In the present era, only after we perceive the mediated information that constantly washes over us, do we begin to concern ourselves with the reality behind it. “The History of an Action” attempts to awaken this paradoxical experience in viewers, thereby showing them how surrogates and substitutes have permeated day-to-day life. In Zhu Changquan’s expansive artwork, technical mediums are like shadows of the material world, creating a dyad of real and virtual, which the artist adapts to other binary relations between the physical and nonmaterial worlds.
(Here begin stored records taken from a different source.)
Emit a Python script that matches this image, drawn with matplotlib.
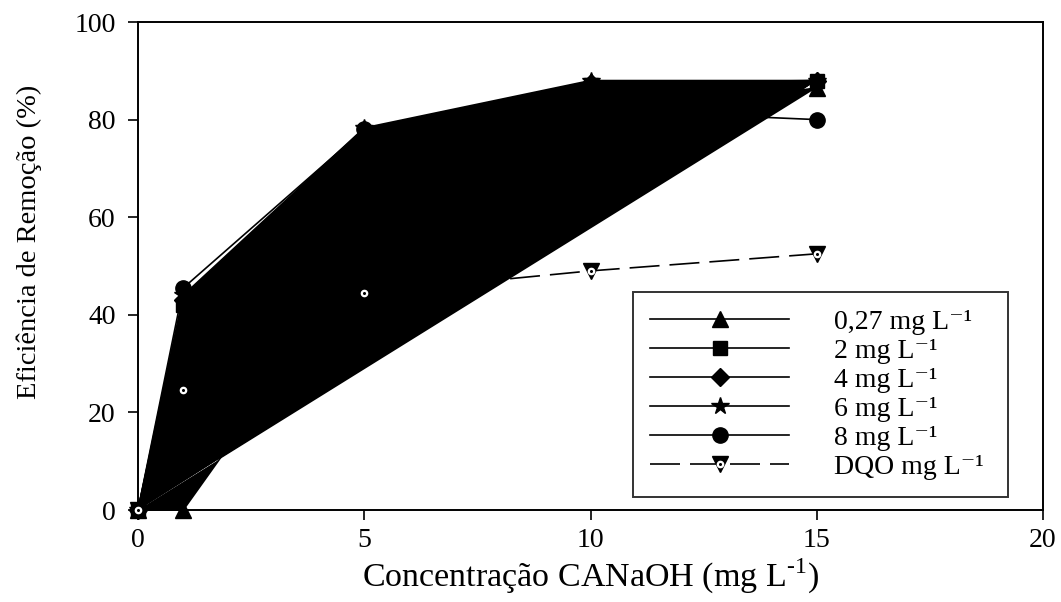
import matplotlib
matplotlib.use("Agg")
import matplotlib.pyplot as plt
from matplotlib.legend_handler import HandlerTuple

plt.rcParams['font.family'] = ['Liberation Serif', 'DejaVu Serif']
plt.rcParams['mathtext.fontset'] = 'custom'
plt.rcParams['mathtext.rm'] = 'Liberation Serif'

# Data
conc = [0, 1, 5, 10, 15]
s_027 = [0, 0, 52, 80, 86.5]
s_2 = [0, 42, 75, 87, 88]
s_4 = [0, 43, 76, 87.5, 88]
s_6 = [0, 44, 78.3, 88, 88]
s_8 = [0, 45.5, 78, 82, 80]
dqo = [0, 24.5, 44.5, 49, 52.5]

labels = ['0,27 mg L⁻¹', '2 mg L⁻¹', '4 mg L⁻¹',
          '6 mg L⁻¹', '8 mg L⁻¹', 'DQO mg L⁻¹']

fig = plt.figure(figsize=(10.61, 6.02), dpi=100)
ax = fig.add_axes([138/1061, 1-510/602, (1043-138)/1061, (510-22)/602])

# filled areas (as in the original rendering)
for s in [s_027, s_2, s_4, s_6]:
    ax.fill(conc, s, color='black', lw=0, zorder=1)

specs = [(s_027, '^', 11), (s_2, 's', 10), (s_4, 'D', 9), (s_6, '*', 13), (s_8, 'o', 11)]
handles = []
for s, m, ms in specs:
    ln, = ax.plot(conc, s, color='black', lw=1.2, marker=m, ms=ms,
                  mfc='black', mec='black', zorder=3, clip_on=False)
    handles.append(ln)

d1, = ax.plot(conc, dqo, color='black', lw=1.2, dashes=(18, 6), marker='v', ms=11,
              mfc='black', mec='black', zorder=3, clip_on=False)
d2, = ax.plot(conc, dqo, ls='none', marker='o', ms=4.5, mfc='white', mec='white',
              zorder=4, clip_on=False)
d3, = ax.plot(conc, dqo, ls='none', marker='o', ms=1.2, mfc='black', mec='black',
              zorder=5, clip_on=False)
handles.append((d1, d2, d3))

ax.set_xlim(0, 20)
ax.set_ylim(0, 100)
ax.set_xticks([0, 5, 10, 15, 20])
ax.set_yticks([0, 20, 40, 60, 80, 100])
ax.tick_params(direction='out', length=7, width=1.2, labelsize=20)
ax.tick_params(axis='x', pad=6)
ax.tick_params(axis='y', pad=9)
for sp in ax.spines.values():
    sp.set_linewidth(1.4)

ax.set_xlabel('Concentração CANaOH (mg L$^{\\text{-1}}$)', fontsize=24.5, labelpad=3)
ax.set_ylabel('Eficiência de Remoção (%)', fontsize=20.5)
ax.yaxis.set_label_coords(-0.106, 0.549)

leg = ax.legend(handles, labels, loc='upper left', mode='expand',
                bbox_to_anchor=(633/1061, 1-492/602, 375/1061, 200/602),
                bbox_transform=fig.transFigure,
                handler_map={tuple: HandlerTuple(ndivide=1)},
                fontsize=20, frameon=True, fancybox=False, edgecolor='black',
                handlelength=5.0, handletextpad=1.6, labelspacing=0.13,
                borderpad=0.62, numpoints=1, borderaxespad=0)
leg.get_frame().set_linewidth(1.4)

fig.savefig('out.png', dpi=100)
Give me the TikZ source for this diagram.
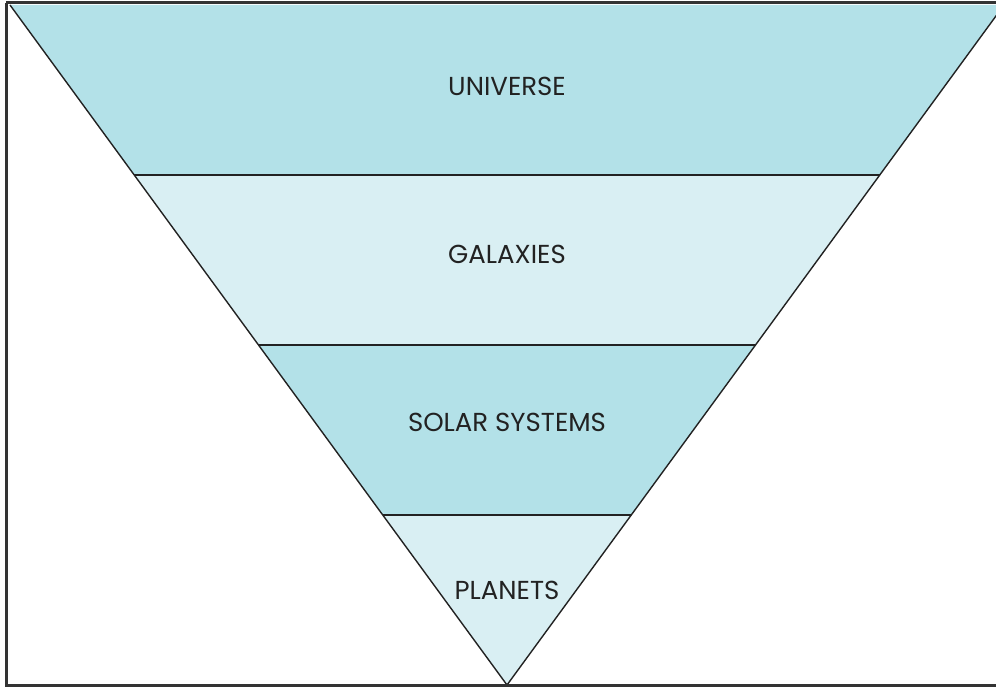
\documentclass[tikz,border=0pt]{standalone}
\usepackage{fontspec}
\setmainfont{Poppins}
\usetikzlibrary{positioning,calc}
\definecolor{darkband}{HTML}{B3E1E8}
\definecolor{lightband}{HTML}{D9EFF3}
\definecolor{frame}{HTML}{333333}
\definecolor{ink}{HTML}{222222}
\tikzset{
  label/.style={font=\fontsize{26}{30}\selectfont, text=ink, anchor=center},
  edge/.style={line width=1.4pt, ink}
}
\begin{document}
\begin{tikzpicture}[x=1pt, y=-1pt]
    \useasboundingbox (0,0) rectangle (996,687);
    \clip (0,0) rectangle (996,687);

    % Corners of the funnel
    \coordinate (tl) at (10,5);
    \coordinate (tr) at (1004,5);
    \coordinate (apex) at (507,685);

    % Band edges on the left and right side
    \coordinate (l1) at (134,175);  \coordinate (r1) at (880,175);
    \coordinate (l2) at (258.5,345); \coordinate (r2) at (755.5,345);
    \coordinate (l3) at (383,515);  \coordinate (r3) at (631,515);

    % Universe
    \fill[darkband] (tl) -- (tr) -- (r1) -- (l1) -- cycle;
    % Galaxies
    \fill[lightband] (l1) -- (r1) -- (r2) -- (l2) -- cycle;
    % Solar systems
    \fill[darkband] (l2) -- (r2) -- (r3) -- (l3) -- cycle;
    % Planets
    \fill[lightband] (l3) -- (r3) -- (apex) -- cycle;

    % Borders
    \draw[edge] (tl) -- (apex) -- (tr);
    \draw[edge] (l1) -- (r1);
    \draw[edge] (l2) -- (r2);
    \draw[edge] (l3) -- (r3);

    % Labels
    \node[label] (universe) at (507,86) {UNIVERSE};
    \node[label] (galaxies) at (507,254) {GALAXIES};
    \node[label] (solar) at (507,422) {SOLAR SYSTEMS};
    \node[label] (planets) at (507,590) {PLANETS};

    % Outer frame
    \draw[frame, line width=3pt] (6,3) -- (1010,3);
    \draw[frame, line width=3pt] (6,3) -- (6,685) -- (1010,685);
\end{tikzpicture}
\end{document}
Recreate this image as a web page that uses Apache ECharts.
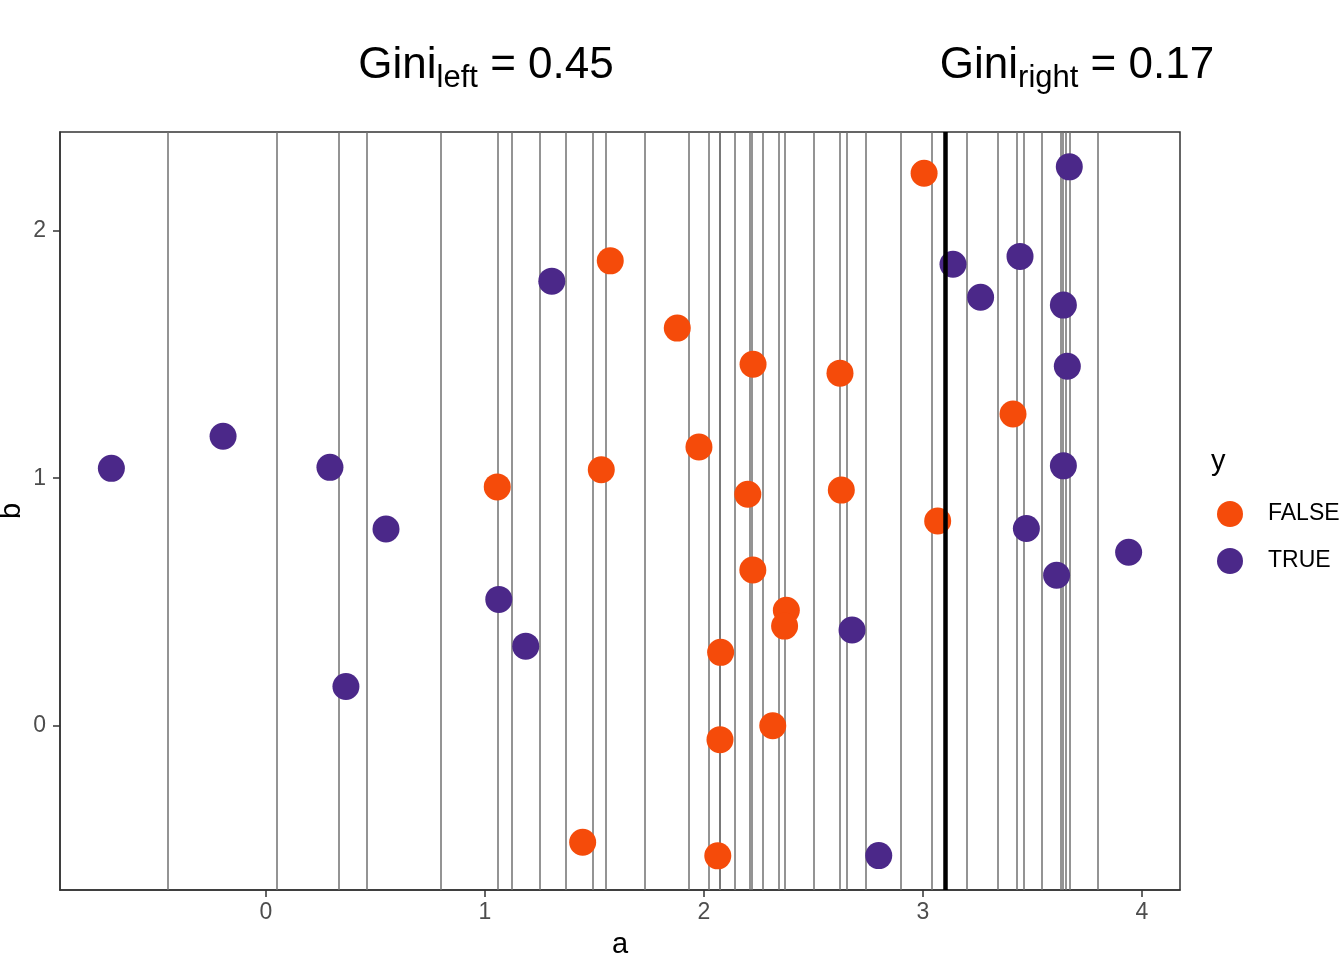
<!DOCTYPE html>
<html>
<head>
<meta charset="utf-8">
<title>Gini split</title>
<script src="https://cdn.jsdelivr.net/npm/echarts@6.0.0/dist/echarts.min.js"></script>
<style>
    html, body { margin: 0; padding: 0; background: #ffffff; }
    #main { width: 1344px; height: 960px; }
</style>
</head>
<body>
<div id="main"></div>
<script>
// points, y = FALSE
var falseA = [1.056, 1.446, 1.531, 1.572, 1.878, 1.977, 2.063, 2.073, 2.076, 2.200,
              2.224, 2.223, 2.314, 2.376, 2.368, 2.621, 2.627, 3.005, 3.067, 3.411];
var falseB = [0.965, -0.472, 1.034, 1.879, 1.607, 1.126, -0.527, -0.057, 0.296, 0.935,
              1.461, 0.629, -0.001, 0.466, 0.402, 1.425, 0.952, 2.233, 0.827, 1.260];
// points, y = TRUE
var trueA = [-0.706, -0.196, 0.292, 0.548, 0.365, 1.063, 1.186, 1.305, 2.676, 2.798,
             3.137, 3.263, 3.443, 3.472, 3.610, 3.641, 3.659, 3.641, 3.668, 3.939];
var trueB = [1.040, 1.170, 1.044, 0.795, 0.158, 0.510, 0.321, 1.797, 0.386, -0.526,
             1.865, 1.732, 1.897, 0.797, 0.608, 1.700, 1.453, 1.050, 2.259, 0.701];
// candidate splits (thin lines) and the chosen one (thick line)
var splits = [-0.452, 0.049, 0.329, 0.457, 0.804, 1.061, 1.123, 1.245, 1.374, 1.490,
              1.551, 1.726, 1.928, 2.021, 2.067, 2.071, 2.137, 2.213, 2.219, 2.268,
              2.342, 2.373, 2.499, 2.624, 2.652, 2.737, 2.901, 3.037, 3.102, 3.200,
              3.336, 3.429, 3.458, 3.543, 3.629, 3.641, 3.653, 3.665, 3.804];
var bestSplit = 3.102;
var xTicks = [0, 1, 2, 3, 4];
var yTicks = [0, 1, 2];
var giniLeft = '0.45';
var giniRight = '0.17';

var fontName = 'Liberation Sans, Arial, sans-serif';
var colFalse = '#F54B0A';
var colTrue = '#4B2889';

function pairs(a, b) {
    var out = [];
    for (var i = 0; i < a.length; i++) {
        out.push([a[i], b[i]]);
    }
    return out;
}

// main text + subscript
var richTitle = {
    m: { fontSize: 44, fontWeight: 'normal', fontFamily: fontName, color: '#000', lineHeight: 50, verticalAlign: 'top' },
    s: { fontSize: 31, fontWeight: 'normal', fontFamily: fontName, color: '#000', lineHeight: 30, verticalAlign: 'bottom' }
};

var myChart = echarts.init(document.getElementById('main'));

var option = {
    animation: false,
    backgroundColor: '#ffffff',
    textStyle: { fontFamily: fontName },
    title: [
        {
            text: '{m|Gini}{s|left}{m| = ' + giniLeft + '}',
            left: 481, top: 39, textAlign: 'center',
            textStyle: { rich: richTitle, fontWeight: 'normal', height: 68 }
        },
        {
            text: '{m|Gini}{s|right}{m| = ' + giniRight + '}',
            left: 1072, top: 39, textAlign: 'center',
            textStyle: { rich: richTitle, fontWeight: 'normal', height: 68 }
        },
        {
            text: 'y',
            left: 1206, top: 442,
            textStyle: { fontSize: 29, fontWeight: 'normal', color: '#000', fontFamily: fontName }
        }
    ],
    legend: {
        data: ['FALSE', 'TRUE'],
        orient: 'vertical',
        left: 1212,
        top: 496,
        itemWidth: 40,
        itemHeight: 26,
        itemGap: 21,
        selectedMode: false,
        textStyle: { fontSize: 23, color: '#000', fontFamily: fontName, padding: [0, 0, 0, 13] }
    },
    grid: {
        left: 60, right: 164, top: 132, bottom: 70,
        outerBoundsMode: 'none',
        containLabel: false,
        show: true,
        borderColor: '#333333',
        borderWidth: 1.5
    },
    xAxis: {
        type: 'value',
        min: -0.9406,
        max: 4.1735,
        name: 'a',
        nameLocation: 'middle',
        nameGap: 40,
        nameMoveOverlap: false,
        nameTextStyle: { fontSize: 29, color: '#000', fontFamily: fontName },
        splitLine: { show: false },
        axisLine: { show: true, onZero: false, lineStyle: { color: '#333333', width: 1.5 } },
        axisTick: { show: true, length: 7, customValues: xTicks, lineStyle: { color: '#333333', width: 1.5 } },
        axisLabel: { customValues: xTicks, fontSize: 23, color: '#4d4d4d', margin: 11, fontFamily: fontName }
    },
    yAxis: {
        type: 'value',
        min: -0.665,
        max: 2.400,
        name: 'b',
        nameLocation: 'middle',
        nameGap: 34,
        nameMoveOverlap: false,
        nameTextStyle: { fontSize: 29, color: '#000', fontFamily: fontName },
        splitLine: { show: false },
        axisLine: { show: true, onZero: false, lineStyle: { color: '#333333', width: 1.5 } },
        axisTick: { show: true, length: 7, customValues: yTicks, lineStyle: { color: '#333333', width: 1.5 } },
        axisLabel: { customValues: yTicks, fontSize: 23, color: '#4d4d4d', margin: 14, fontFamily: fontName }
    },
    series: [
        {
            name: 'splits',
            type: 'line',
            data: [],
            markLine: {
                silent: true,
                z: 1,
                symbol: ['none', 'none'],
                label: { show: false },
                lineStyle: { color: '#707070', width: 1.5, type: 'solid' },
                emphasis: { disabled: true },
                data: splits.map(function (v) { return { xAxis: v }; })
            }
        },
        {
            name: 'FALSE',
            type: 'scatter',
            z: 3,
            symbol: 'circle',
            symbolSize: 27,
            itemStyle: { color: colFalse, opacity: 1 },
            emphasis: { disabled: true },
            data: pairs(falseA, falseB)
        },
        {
            name: 'TRUE',
            type: 'scatter',
            z: 3,
            symbol: 'circle',
            symbolSize: 27,
            itemStyle: { color: colTrue, opacity: 1 },
            emphasis: { disabled: true },
            data: pairs(trueA, trueB)
        },
        {
            name: 'best',
            type: 'line',
            data: [],
            markLine: {
                silent: true,
                z: 6,
                symbol: ['none', 'none'],
                label: { show: false },
                lineStyle: { color: '#000000', width: 4.5, type: 'solid' },
                emphasis: { disabled: true },
                data: [{ xAxis: bestSplit }]
            }
        }
    ]
};
myChart.setOption(option, true);
</script>
</body>
</html>
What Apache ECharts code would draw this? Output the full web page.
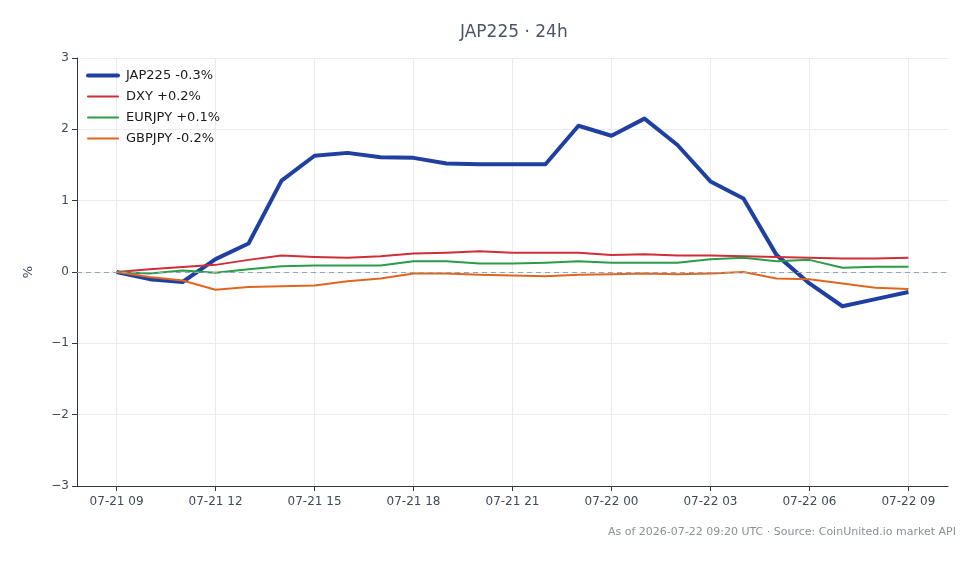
<!DOCTYPE html>
<html>
<head>
<meta charset="utf-8">
<title>JAP225 · 24h</title>
<script src="https://cdn.jsdelivr.net/npm/echarts@6/dist/echarts.min.js"></script>
<style>
  html, body { margin: 0; padding: 0; background: #fff; }
  #chart { width: 980px; height: 564px; }
</style>
</head>
<body>
<div id="chart"></div>
<script>
// hours since 07-21 09:00 UTC
const hours = [0, 1, 2, 3, 4, 5, 6, 7, 8, 9, 10, 11, 12, 13, 14, 15, 16, 17, 18, 19, 20, 21, 22, 23, 24];

const jap225 = [0, -0.1, -0.14, 0.18, 0.4, 1.28, 1.63, 1.67, 1.61, 1.6, 1.52, 1.51, 1.51, 1.51, 2.05, 1.91, 2.15, 1.78, 1.27, 1.03, 0.24, -0.16, -0.48, -0.38, -0.28];
const dxy = [0, 0.04, 0.07, 0.1, 0.17, 0.23, 0.21, 0.2, 0.22, 0.26, 0.27, 0.29, 0.27, 0.27, 0.27, 0.24, 0.25, 0.23, 0.23, 0.22, 0.21, 0.2, 0.19, 0.19, 0.2];
const eurjpy = [0, -0.02, 0.02, -0.01, 0.04, 0.08, 0.09, 0.09, 0.09, 0.15, 0.15, 0.12, 0.12, 0.13, 0.15, 0.13, 0.13, 0.13, 0.18, 0.2, 0.15, 0.17, 0.06, 0.075, 0.075];
const gbpjpy = [0, -0.07, -0.12, -0.25, -0.21, -0.2, -0.19, -0.13, -0.09, -0.02, -0.02, -0.04, -0.05, -0.06, -0.04, -0.03, -0.02, -0.03, -0.02, 0, -0.09, -0.1, -0.16, -0.22, -0.24];

const seriesNames = ["JAP225 -0.3%", "DXY +0.2%", "EURJPY +0.1%", "GBPJPY -0.2%"];
const seriesColors = ["#1f40a0", "#cf2e37", "#2a9d48", "#e0661e"];
const seriesWidths = [4, 2, 2, 2];

const tickHours = [0, 3, 6, 9, 12, 15, 18, 21, 24];
const tickLabels = ["07-21 09", "07-21 12", "07-21 15", "07-21 18", "07-21 21", "07-22 00", "07-22 03", "07-22 06", "07-22 09"];

const footerText = "As of 2026-07-22 09:20 UTC · Source: CoinUnited.io market API";

function pairs(values) {
    return hours.map(function (h, i) { return [h, values[i]]; });
}

const font = "DejaVu Sans";
const chart = echarts.init(document.getElementById("chart"));

const lines = [jap225, dxy, eurjpy, gbpjpy].map(function (values, i) {
    const s = {
        name: seriesNames[i],
        type: "line",
        data: pairs(values),
        symbol: "none",
        color: seriesColors[i],
        lineStyle: { width: seriesWidths[i], color: seriesColors[i], join: "round" },
        z: 3,
        animation: false
    };
    if (i == 0) {
        // dashed zero reference
        s.markLine = {
            silent: true,
            symbol: "none",
            label: { show: false },
            lineStyle: { type: [5, 4], color: "#94a3b8", width: 1 },
            data: [{ yAxis: 0 }]
        };
    }
    return s;
});

const legendItems = seriesNames.map(function (name, i) {
    return { name: name, lineStyle: { width: seriesWidths[i], cap: "round" } };
});

chart.setOption({
    backgroundColor: "#fff",
    animation: false,
    textStyle: { fontFamily: font },
    title: {
        text: "JAP225 · 24h",
        left: 455,
        top: 19,
        textStyle: { fontFamily: font, fontSize: 17, fontWeight: "normal", color: "#4a5568" }
    },
    legend: {
        orient: "vertical",
        left: 81,
        top: 64,
        itemWidth: 30,
        itemHeight: 12,
        itemGap: 8,
        itemStyle: { opacity: 0 },
        textStyle: { fontFamily: font, fontSize: 13, color: "#1a1a1a", padding: [0, 0, 0, 3] },
        data: legendItems
    },
    grid: { left: 77, right: 32, top: 58, bottom: 78 },
    xAxis: {
        type: "value",
        min: -1.2,
        max: 25.2,
        axisLine: { show: true, onZero: false, lineStyle: { color: "#2d3748", width: 1 } },
        axisTick: { show: true, length: 5, customValues: tickHours, lineStyle: { color: "#2d3748" } },
        axisLabel: {
            customValues: tickHours,
            fontFamily: font,
            fontSize: 12,
            color: "#3f4a5a",
            margin: 10,
            formatter: function (v) {
                const i = tickHours.indexOf(Math.round(v));
                return i >= 0 ? tickLabels[i] : "";
            }
        },
        splitLine: { show: true, lineStyle: { color: "#e8ebf0", width: 1 } }
    },
    yAxis: {
        type: "value",
        min: -3,
        max: 3,
        interval: 1,
        name: "%",
        nameLocation: "middle",
        nameGap: 42,
        nameTextStyle: { fontFamily: font, fontSize: 13, color: "#3f4a5a" },
        axisLine: { show: true, onZero: false, lineStyle: { color: "#2d3748", width: 1 } },
        axisTick: { show: true, length: 5, lineStyle: { color: "#2d3748" } },
        axisLabel: {
            fontFamily: font,
            fontSize: 12,
            color: "#3f4a5a",
            margin: 8,
            formatter: function (v) { return String(v).replace("-", "\u2212"); }
        },
        splitLine: { show: true, lineStyle: { color: "#e8ebf0", width: 1 } }
    },
    graphic: [{
        type: "text",
        right: 24,
        top: 527,
        style: { text: footerText, fontFamily: font, fontSize: 11, fill: "#8a8f98" }
    }],
    series: lines
});
</script>
</body>
</html>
His experiment reminds us: these dyads—whose causal relationships might have in the past seemed commonsensical—today reverse, yielding strange results.
Exhibition View:
About the Artist
Zhu Changquan (b. 1989, Shandong, lives and works in Hangzhou and Shanghai) has held solo exhibitions such as “History of an Action” (OCAT Shanghai Pavilion, 2018) and “Head Without Brain” (Vanguard Gallery, Shanghai, 2016). He has also participated in numerous group exhibitions, including “The New Normal: China, Art, and 2017” (UCCA Beijing, 2017); “Plane Tremor” (Long March Space, Beijing, 2016); and “The Liver” (CAFA Art Museum, Beijing, 2016); Oberhausen International Short Film Festival (Germany, 2015); and “Memorandum to the Earth” (Power Station of Art, 2014).